At the start of this week I met with the co-founder and CTO of Lastline, who claimed that the industry needs something better than Virus Total.
Giovanni Vigna, co-founder and CTO of Lastline, said that Virus Total is “the wrong tool” and that the industry needs something better.
He said: “I think that this is something that the security community has already acknowledged and the anti-virus companies know that we need to go beyond static signatures and we need dynamic data and dynamic execution to work with.”
In an article posted in January 2013, David Harley, senior research fellow at ESET said that Virus Total itself had spoken out several times against the misuse of the service as a substitute for testing and in a whitepaper, Harley and Virus Total’s Julio Canto said that “Virus Total is self-described as a tool, not a solution”.
They said: “As with any other tool (especially other public multi-scanner sites), it’s better suited to some contexts than others. It can be used for useful research or can be misused for purposes for which it was never intended, and the reader must have a minimum of knowledge and understanding to interpret the results correctly. With tools that are less impartial in origin, and/or less comprehensively documented, the risk of misunderstanding and misuse is even greater.”
Following the news story from earlier this week, I caught up with Harley to get his thoughts on the role of Virus Total within the information security industry. He said that he felt that Giovanni wanted Virus Total to be something it was never intended to be.
“We (and the guys at Virus Total) get ‘upset’ for a number of reasons when it’s misused for detection performance testing,” he said.
“Perhaps the most succinct way of putting it is that the site cannot be configured to provide a fair test of all the capabilities of the scanners it makes use of.
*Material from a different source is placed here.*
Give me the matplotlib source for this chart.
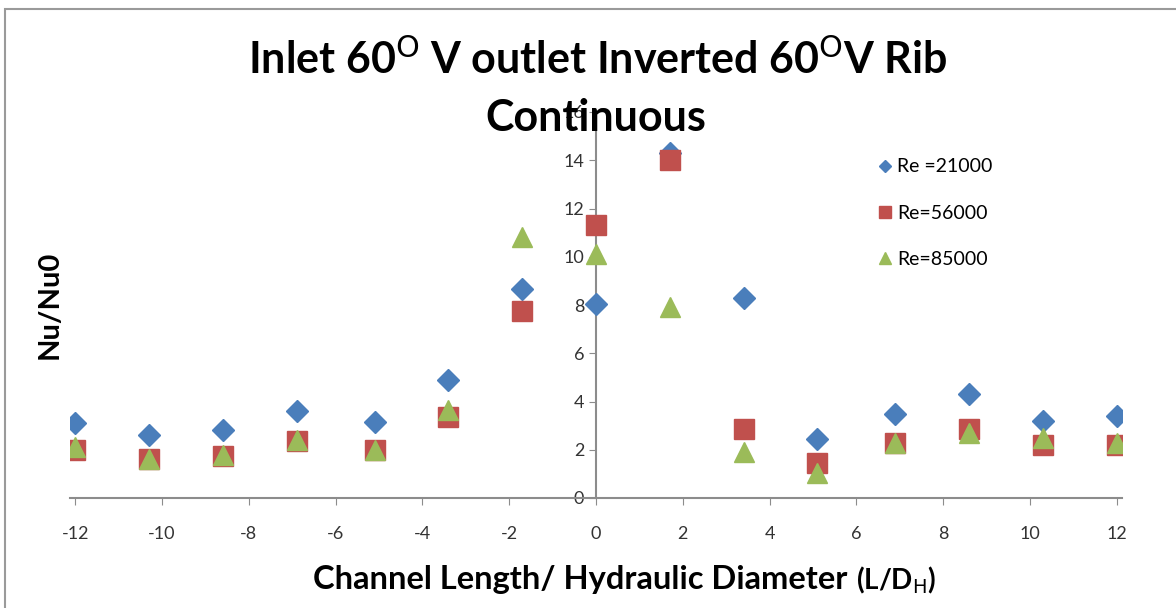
import matplotlib
matplotlib.use("Agg")
import matplotlib.pyplot as plt
from matplotlib.patches import Rectangle

# ---------------------------------------------------------------------------
# Data (L/DH vs Nu/Nu0)
# ---------------------------------------------------------------------------
x_pos = [-12, -10.3, -8.6, -6.9, -5.1, -3.4, -1.7, 0, 1.7, 3.4, 5.1, 6.9, 8.6, 10.3, 12]
re_21000 = [3.1, 2.6, 2.8, 3.6, 3.15, 4.9, 8.65, 8.05, 14.3, 8.3, 2.45, 3.5, 4.3, 3.2, 3.4]
re_56000 = [2.0, 1.6, 1.75, 2.35, 2.0, 3.35, 7.75, 11.3, 14.0, 2.85, 1.45, 2.3, 2.85, 2.2, 2.2]
re_85000 = [2.1, 1.6, 1.8, 2.4, 2.0, 3.65, 10.8, 10.1, 7.9, 1.9, 1.05, 2.3, 2.7, 2.5, 2.3]

series_labels = ["Re =21000", "Re=56000", "Re=85000"]
x_ticks = list(range(-12, 13, 2))
y_ticks = list(range(0, 17, 2))

FONT = "Lato"
AXIS_GREY = "#8c8c8c"
plt.rcParams["axes.unicode_minus"] = False

fig = plt.figure(figsize=(11.76, 6.08), dpi=100)
fig.patch.set_facecolor("white")

# chart border like the Excel chart area
fig.patches.append(Rectangle((5 / 1176, -0.02), 1.1, (608 - 9) / 608 + 0.02,
                             transform=fig.transFigure, fill=False,
                             edgecolor="#9a9a9a", linewidth=1.5))

ax = fig.add_axes([70 / 1176, 110 / 608, 1052 / 1176, 386 / 608])

ax.plot(x_pos, re_21000, linestyle="none", marker="D", ms=11,
        color="#4A7EBB", label=series_labels[0], zorder=3)
ax.plot(x_pos, re_56000, linestyle="none", marker="s", ms=15,
        color="#C0504D", label=series_labels[1], zorder=4)
ax.plot(x_pos, re_85000, linestyle="none", marker="^", ms=14,
        color="#9BBB59", label=series_labels[2], zorder=5)

ax.set_xlim(-12.12, 12.12)
ax.set_ylim(0, 16)
ax.set_xticks(x_ticks)
ax.set_yticks(y_ticks)

ax.spines["top"].set_visible(False)
ax.spines["right"].set_visible(False)
ax.spines["left"].set_position(("data", 0))
ax.spines["bottom"].set_position(("data", 0))
for s in ("left", "bottom"):
    ax.spines[s].set_color(AXIS_GREY)
    ax.spines[s].set_linewidth(1.5)

ax.tick_params(axis="both", direction="out", length=5, color=AXIS_GREY,
               labelsize=13, labelcolor="#333333")
ax.tick_params(axis="x", pad=15)
for lbl in ax.get_xticklabels() + ax.get_yticklabels():
    lbl.set_fontfamily(FONT)

# axis titles - the (L/DH) part is a separate run in the original
fig.text(847 / 1176, 1 - 580 / 608, "Channel Length/ Hydraulic Diameter",
         ha="right", va="center", fontsize=23.5, fontfamily=FONT, fontweight="bold")
fig.text(856 / 1176, 1 - 580 / 608, "(L/D$_{\\mathrm{H}}$)",
         ha="left", va="center", fontsize=20, fontfamily=FONT, fontweight="bold")
fig.text(50 / 1176, 1 - 305 / 608, "Nu/Nu0", rotation=90, ha="center", va="center",
         fontsize=21, fontfamily=FONT, fontweight="bold")

# chart title (two lines)
fig.text(598 / 1176, 1 - 60 / 608,
         "Inlet 60$^{\\mathrm{O}}$ V outlet Inverted 60$^{\\mathrm{O}}$V Rib",
         ha="center", va="center", fontsize=31, fontfamily=FONT, fontweight="bold")
fig.text(596 / 1176, 1 - 118 / 608, "Continuous",
         ha="center", va="center", fontsize=31, fontfamily=FONT, fontweight="bold",
         zorder=10)

leg = ax.legend(loc="upper left", bbox_to_anchor=(788 / 1052, 1 - 29 / 386),
                frameon=False, prop={"family": FONT, "size": 14},
                labelspacing=1.5, handletextpad=0.1, handlelength=1.0,
                markerscale=0.6)

plt.savefig("out.png", dpi=100, facecolor="white")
That’s what sites like AV-Comparatives and AV-Test are there to do, or try to do: to provide accurate evaluation based on whole product testing. If that’s what Lastline wants, it could work with such a service, or try to set up something of its own.”
Asked if he felt that Virus Total was “fit for purpose”, Harley said you have to remember that Virus Total itself describes itself as “a free service that analyses suspicious files and URLs and facilitates the quick detection of viruses, worms, Trojans, and all kinds of malware”.
He said: “In other words, it looks at the problem from the other end: the malware, not the security software. In doing so, it’s useful to the end-user who wants to check a possibly malicious object. It’s also useful to companies whose products it uses, since it offers access to samples they may not have seen, plus limited performance data and specialist services that aren’t necessarily obvious to outsiders and individual users.”
However he said it is not a free plug-in replacement for the malware analysis that various elements of the security industry need to implement, but in the end, the person who submits the suspicious object has control over the submi
ssion, but not over the configuration of the tools that Virus Total uses.
Harley said: “Anti-virus product testing is difficult. I don’t know how you could provide a Virus Total-like service that allowed the service user to control configuration that wouldn’t widen the opportunities for misuse and misconfiguration where the service user doesn’t have full understanding of the malicious and security technologies involved.
“Actually, it’s even worse than that. We’ve already seen deliberate misuse of Virus Total by the ‘You should be buying _our_ services instead of AV’ crowd. This hypothetical Virus Total-like service would increase the potential for abuse by intentional misconfiguration added to other misleading approaches such as cherry picking samples.”